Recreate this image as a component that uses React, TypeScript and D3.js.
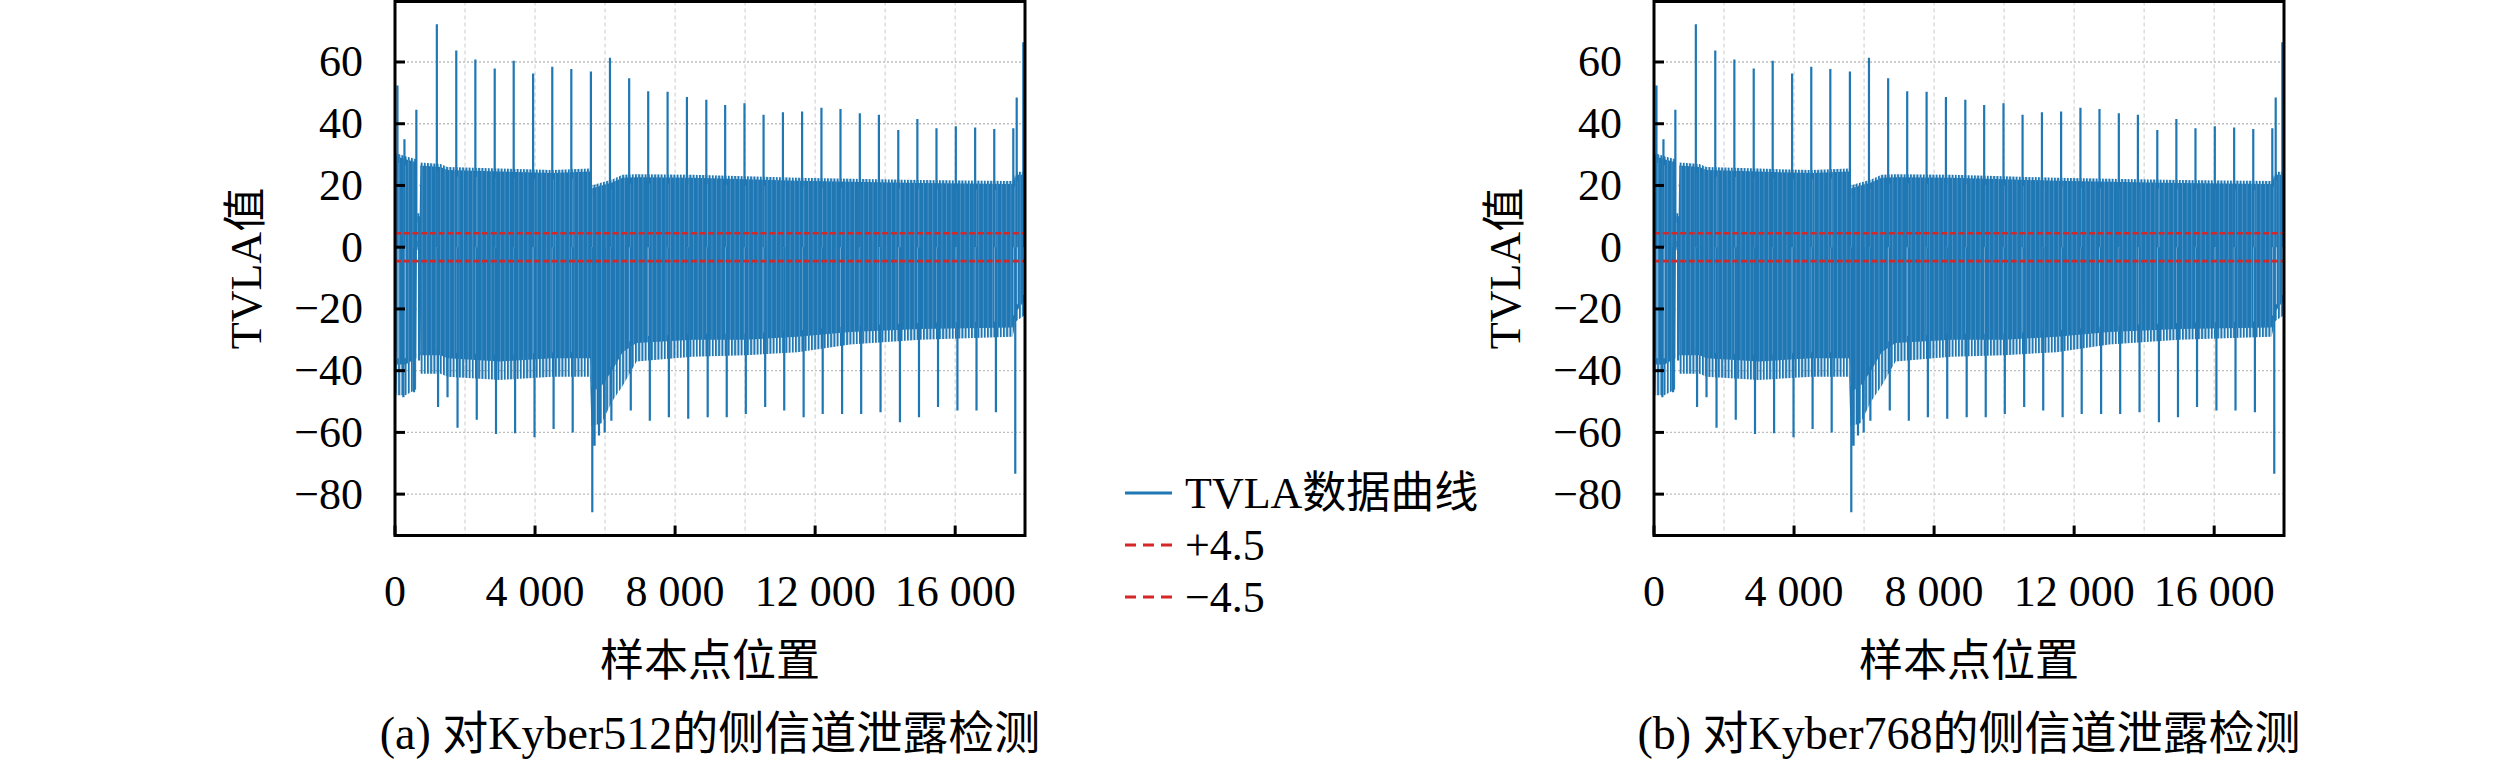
import React from 'react';
import * as d3 from 'd3';

// envelope of the dense TVLA band (sample index, upper edge, solid lower edge, ragged lower fringe)
const bandSamples = [0, 40, 300, 610, 628, 705, 722, 1300, 1500, 3000, 4500, 5570, 5610, 5900, 6200, 6500, 6900, 8500, 10000, 11500, 13000, 15000, 17640, 17740, 17994];
const bandTop = [20, 29.5, 28.5, 27.5, 10, 10, 26.5, 26, 25, 24.5, 24, 24.5, 19, 20, 21, 22.5, 22.7, 22.5, 22, 21.5, 21.2, 20.8, 20.5, 23.5, 23.5];
const bandSolid = [-22, -38, -38, -36, 0, 0, -35, -35, -36, -37, -36, -36, -47, -45, -40, -34, -31, -30, -30, -29, -27.5, -26.5, -26, -21, -17];
const bandFringe = [-28, -48, -48, -46, -1, -1, -41, -41, -42, -43, -42, -42, -58, -57, -50, -45, -37, -35.5, -35, -34, -31.5, -30, -29, -24, -22];

// periodic upward spikes
const spikeSamples = [70, 270, 610, 1195, 1750, 2295, 2848, 3390, 3945, 4492, 5036, 5595, 6140, 6688, 7232, 7786, 8338, 8892, 9430, 9982, 10527, 11080, 11628, 12180, 12724, 13276, 13821, 14375, 14920, 15466, 16018, 16570, 17116, 17660, 17757, 17946];
const spikeValues = [52.4, 35, 44.5, 72.2, 63.7, 60.8, 57.9, 60.4, 56.3, 58.5, 57.7, 56.9, 61.4, 54.7, 50.5, 50.4, 48.7, 47.8, 46.1, 46.6, 42.9, 43.7, 44.0, 45.2, 44.8, 43.4, 42.9, 38.0, 41.5, 38.5, 39.2, 38.8, 38.3, 38.5, 48.5, 66.4];

// downward spikes
const dipSamples = [239, 544, 688, 1230, 1500, 1786, 2335, 2885, 3430, 3985, 4530, 5075, 5635, 5700, 5826, 5989, 6180, 6734, 7278, 7822, 8375, 8931, 9475, 10020, 10573, 11117, 11671, 12216, 12770, 13315, 13868, 14422, 14966, 15510, 16064, 16609, 17163, 17716];
const dipValues = [-48.6, -47, -36.7, -51.8, -48.6, -58.5, -55.9, -60.5, -60.3, -61.6, -58.9, -60, -85.9, -64.3, -61, -60, -56.2, -52.9, -56.2, -55.1, -55.6, -55.1, -55.1, -54, -51.8, -52.9, -55.1, -54, -54, -54, -53.5, -56.7, -55.1, -51.8, -52.9, -52.9, -53.5, -73.4];

const xTicks = [0, 4000, 8000, 12000, 16000];
const xGrid = [2000, 4000, 6000, 8000, 10000, 12000, 14000, 16000];
const yTicks = [60, 40, 20, 0, -20, -40, -60, -80];
const thresholds = [4.5, -4.5];
const legendLabels = ['TVLA数据曲线', '+4.5', '−4.5'];
const captions = ['(a) 对Kyber512的侧信道泄露检测', '(b) 对Kyber768的侧信道泄露检测'];

const W = 2520;
const H = 761;
const FONT = "'Liberation Serif', 'Noto Sans CJK SC', serif";
const FS = 44;
const BLUE = '#1f77b4';
const RED = '#d62728';
const panelLeft = [395, 1654];
const PW = 630;
const PT = 1.5;
const PB = 535.5;

const fmtX = (v: number) => d3.format(',')(v).replace(/,/g, ' ');
const fmtY = (v: number) => (v < 0 ? '−' + Math.abs(v) : String(v));

function Panel({ left, caption, id }: { left: number; caption: string; id: string }) {
  const x = d3.scaleLinear().domain([0, 17994]).range([left, left + PW]);
  const y = d3.scaleLinear().domain([-93.4, 79.6]).range([PB, PT]);
  const topAt = d3.scaleLinear().domain(bandSamples).range(bandTop);
  const solidAt = d3.scaleLinear().domain(bandSamples).range(bandSolid);

  const solidArea = d3
    .area<number>()
    .x((d) => x(d))
    .y0((_, i) => y(bandSolid[i]))
    .y1((_, i) => y(bandTop[i]));
  const fringeArea = d3
    .area<number>()
    .x((d) => x(d))
    .y0((_, i) => y(bandFringe[i]))
    .y1((_, i) => y(bandSolid[i]) - 4);
  const topFringe = d3
    .area<number>()
    .x((d) => x(d))
    .y0((_, i) => y(bandTop[i]) + 3)
    .y1((_, i) => y(bandTop[i]) - 3);

  const spikes = spikeSamples.map((s, i) => `M${x(s)},${y(0)}V${y(spikeValues[i])}`).join('');
  const dips = dipSamples.map((s, i) => `M${x(s)},${y(0)}V${y(dipValues[i])}`).join('');
  const streaks = spikeSamples
    .map((s) => `M${x(s + 18)},${y(topAt(s + 18) - 2)}V${y(solidAt(s + 18) + 2)}`)
    .join('');

  const cx = left + PW / 2;

  return (
    <g>
      <defs>
        <clipPath id={id}>
          <rect x={left} y={PT} width={PW} height={PB - PT} />
        </clipPath>
        <pattern id={id + 'fr'} patternUnits="userSpaceOnUse" x={left} y={0} width={3.2} height={8}>
          <rect x={0} y={0} width={2} height={8} fill={BLUE} />
        </pattern>
        <pattern id={id + 'bd'} patternUnits="userSpaceOnUse" x={left} y={0} width={4.6} height={8}>
          <rect x={0} y={0} width={4.6} height={8} fill={BLUE} />
          <rect x={3.8} y={0} width={0.8} height={8} fill="#4f95c9" />
        </pattern>
      </defs>
      {/* grid */}
      {xGrid.map((g) => (
        <line key={'gx' + g} x1={x(g)} x2={x(g)} y1={PT} y2={PB} stroke="#d4d4d4" strokeWidth={1.2} strokeDasharray="4,3" />
      ))}
      {yTicks.map((t) => (
        <line key={'gy' + t} x1={left} x2={left + PW} y1={y(t)} y2={y(t)} stroke="#bdbdbd" strokeWidth={1.4} strokeDasharray="2,2" />
      ))}
      <g clipPath={`url(#${id})`}>
        <path d={fringeArea(bandSamples) ?? ''} fill={`url(#${id}fr)`} />
        <path d={topFringe(bandSamples) ?? ''} fill={`url(#${id}fr)`} />
        <path d={solidArea(bandSamples) ?? ''} fill={`url(#${id}bd)`} />
        <path d={streaks} stroke="#a3cbe9" strokeWidth={1.1} fill="none" />
        <path d={spikes} stroke={BLUE} strokeWidth={2.2} fill="none" />
        <path d={dips} stroke={BLUE} strokeWidth={2.2} fill="none" />
        {thresholds.map((t) => (
          <line key={'th' + t} x1={left} x2={left + PW} y1={y(t)} y2={y(t)} stroke={RED} strokeWidth={2.6} strokeDasharray="6,2.7" />
        ))}
      </g>
      {/* ticks */}
      {yTicks.map((t) => (
        <line key={'ty' + t} x1={left} x2={left + 10} y1={y(t)} y2={y(t)} stroke="#000" strokeWidth={3} />
      ))}
      {xTicks.map((t) => (
        <line key={'tx' + t} x1={x(t)} x2={x(t)} y1={PB} y2={PB - 10} stroke="#000" strokeWidth={3} />
      ))}
      <rect x={left} y={PT} width={PW} height={PB - PT} fill="none" stroke="#000" strokeWidth={3} />
      {/* tick labels */}
      {yTicks.map((t) => (
        <text key={'ly' + t} x={left - 32} y={y(t) + 14.5} textAnchor="end" fontSize={FS} style={{ fontFamily: FONT }}>
          {fmtY(t)}
        </text>
      ))}
      {xTicks.map((t) => (
        <text key={'lx' + t} x={x(t)} y={606} textAnchor="middle" fontSize={FS} style={{ fontFamily: FONT }}>
          {fmtX(t)}
        </text>
      ))}
      <text x={cx} y={676} textAnchor="middle" fontSize={FS} style={{ fontFamily: FONT }}>
        样本点位置
      </text>
      <text
        transform={`translate(${left - 134},${(PT + PB) / 2}) rotate(-90)`}
        textAnchor="middle"
        fontSize={FS}
        style={{ fontFamily: FONT }}
      >
        TVLA值
      </text>
      <text x={cx} y={749} textAnchor="middle" fontSize={46} style={{ fontFamily: FONT }}>
        {caption}
      </text>
    </g>
  );
}

export default function App() {
  const rows = d3.scaleBand<number>().domain([0, 1, 2]).range([467, 623]);
  const styles = [
    { stroke: BLUE, dash: undefined as string | undefined },
    { stroke: RED, dash: '11,7' },
    { stroke: RED, dash: '11,7' },
  ];
  return (
    <svg width={W} height={H} style={{ position: 'absolute', left: 0, top: 0, background: '#fff' }}>
      <rect width={W} height={H} fill="#fff" />
      {captions.map((c, i) => (
        <Panel key={c} left={panelLeft[i]} caption={c} id={'clip' + i} />
      ))}
      {legendLabels.map((l, i) => {
        const cy = (rows(i) ?? 0) + rows.bandwidth() / 2;
        return (
          <g key={l}>
            <line x1={1125} x2={1172} y1={cy} y2={cy} stroke={styles[i].stroke} strokeWidth={3} strokeDasharray={styles[i].dash} />
            <text x={1185} y={cy + 15} fontSize={FS} style={{ fontFamily: FONT }}>
              {l}
            </text>
          </g>
        );
      })}
    </svg>
  );
}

☆ ☆ ☆ ☆ ☆ ☆ ☆

Task:
Among the lines of the data above, count those holding "React" and state only the number.

Exercise result:
2